◆ **What you need to do**: Write out the full listing exactly as given, minus the images.

◆ **Stored rows**:
▶

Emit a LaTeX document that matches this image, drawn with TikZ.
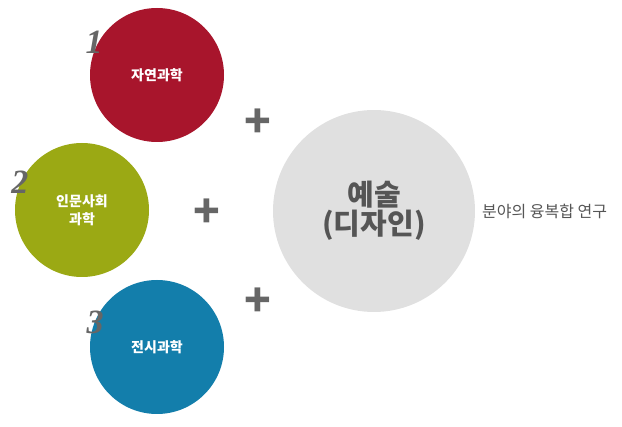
\documentclass[tikz,border=0pt]{standalone}
\usepackage{fontspec}
\setmainfont{Noto Sans CJK KR}
\newfontfamily\numfont{Liberation Serif}
\usetikzlibrary{positioning}
\definecolor{natred}{HTML}{A8152C}
\definecolor{humgreen}{HTML}{9BA914}
\definecolor{exhblue}{HTML}{137EAB}
\definecolor{artgray}{HTML}{E0E0E0}
\definecolor{txtgray}{HTML}{555555}
\definecolor{numgray}{HTML}{666666}

\begin{document}
\begin{tikzpicture}[x=1pt,y=-1pt,
    field/.style={circle, inner sep=0pt, minimum size=134pt, text=white, align=center,
        font=\fontsize{14}{18}\selectfont\bfseries},
    fieldnum/.style={text=numgray, font=\numfont\bfseries\itshape\fontsize{34}{34}\selectfont},
    plussign/.style={text=numgray, inner sep=0pt, font=\fontsize{44}{44}\selectfont\bfseries}]
    \useasboundingbox (0,0) rectangle (622,427);
    \node[field, fill=natred] (natural) at (157,75) {자연과학};
    \node[field, fill=humgreen] (human) at (82,210) {인문사회\\과학};
    \node[field, fill=exhblue] (exhibit) at (157,347) {전시과학};
    \node[circle, inner sep=0pt, minimum size=202pt, fill=artgray, text=txtgray, align=center,
        font=\fontsize{29}{29}\selectfont\bfseries] (art) at (374,211) {예술\\(디자인)};
    \node[text=txtgray, anchor=west, inner sep=0pt, font=\fontsize{16}{16}\selectfont] (desc) at (482,211) {분야의 융복합 연구};
    \node[fieldnum] (num1) at (94,42) {1};
    \node[fieldnum] (num2) at (20,182) {2};
    \node[fieldnum] (num3) at (95,322) {3};
    \node[plussign] (plusA) at (258,123) {+};
    \node[plussign] (plusB) at (207,213) {+};
    \node[plussign] (plusC) at (258,302) {+};
\end{tikzpicture}
\end{document}
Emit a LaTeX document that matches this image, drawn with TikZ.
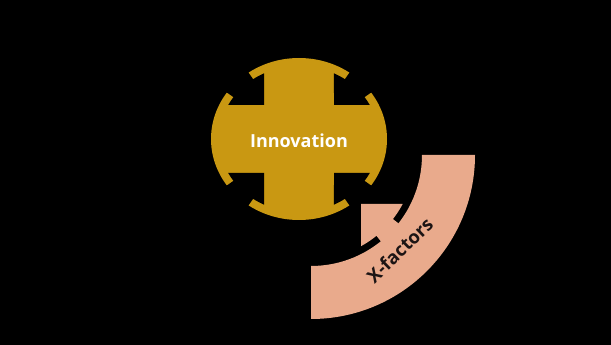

◀

◆ **Task solution**:
Emit a LaTeX document that matches this image, drawn with TikZ.
\documentclass[tikz,border=0pt]{standalone}
\usepackage{fontspec}
\setmainfont{Noto Sans CJK KR}
\newfontfamily\numfont{Liberation Serif}
\usetikzlibrary{positioning}
\definecolor{natred}{HTML}{A8152C}
\definecolor{humgreen}{HTML}{9BA914}
\definecolor{exhblue}{HTML}{137EAB}
\definecolor{artgray}{HTML}{E0E0E0}
\definecolor{txtgray}{HTML}{555555}
\definecolor{numgray}{HTML}{666666}

\begin{document}
\begin{tikzpicture}[x=1pt,y=-1pt,
    field/.style={circle, inner sep=0pt, minimum size=134pt, text=white, align=center,
        font=\fontsize{14}{18}\selectfont\bfseries},
    fieldnum/.style={text=numgray, font=\numfont\bfseries\itshape\fontsize{34}{34}\selectfont},
    plussign/.style={text=numgray, inner sep=0pt, font=\fontsize{44}{44}\selectfont\bfseries}]
    \useasboundingbox (0,0) rectangle (622,427);
    \node[field, fill=natred] (natural) at (157,75) {자연과학};
    \node[field, fill=humgreen] (human) at (82,210) {인문사회\\과학};
    \node[field, fill=exhblue] (exhibit) at (157,347) {전시과학};
    \node[circle, inner sep=0pt, minimum size=202pt, fill=artgray, text=txtgray, align=center,
        font=\fontsize{29}{29}\selectfont\bfseries] (art) at (374,211) {예술\\(디자인)};
    \node[text=txtgray, anchor=west, inner sep=0pt, font=\fontsize{16}{16}\selectfont] (desc) at (482,211) {분야의 융복합 연구};
    \node[fieldnum] (num1) at (94,42) {1};
    \node[fieldnum] (num2) at (20,182) {2};
    \node[fieldnum] (num3) at (95,322) {3};
    \node[plussign] (plusA) at (258,123) {+};
    \node[plussign] (plusB) at (207,213) {+};
    \node[plussign] (plusC) at (258,302) {+};
\end{tikzpicture}
\end{document}
Emit a LaTeX document that matches this image, drawn with TikZ.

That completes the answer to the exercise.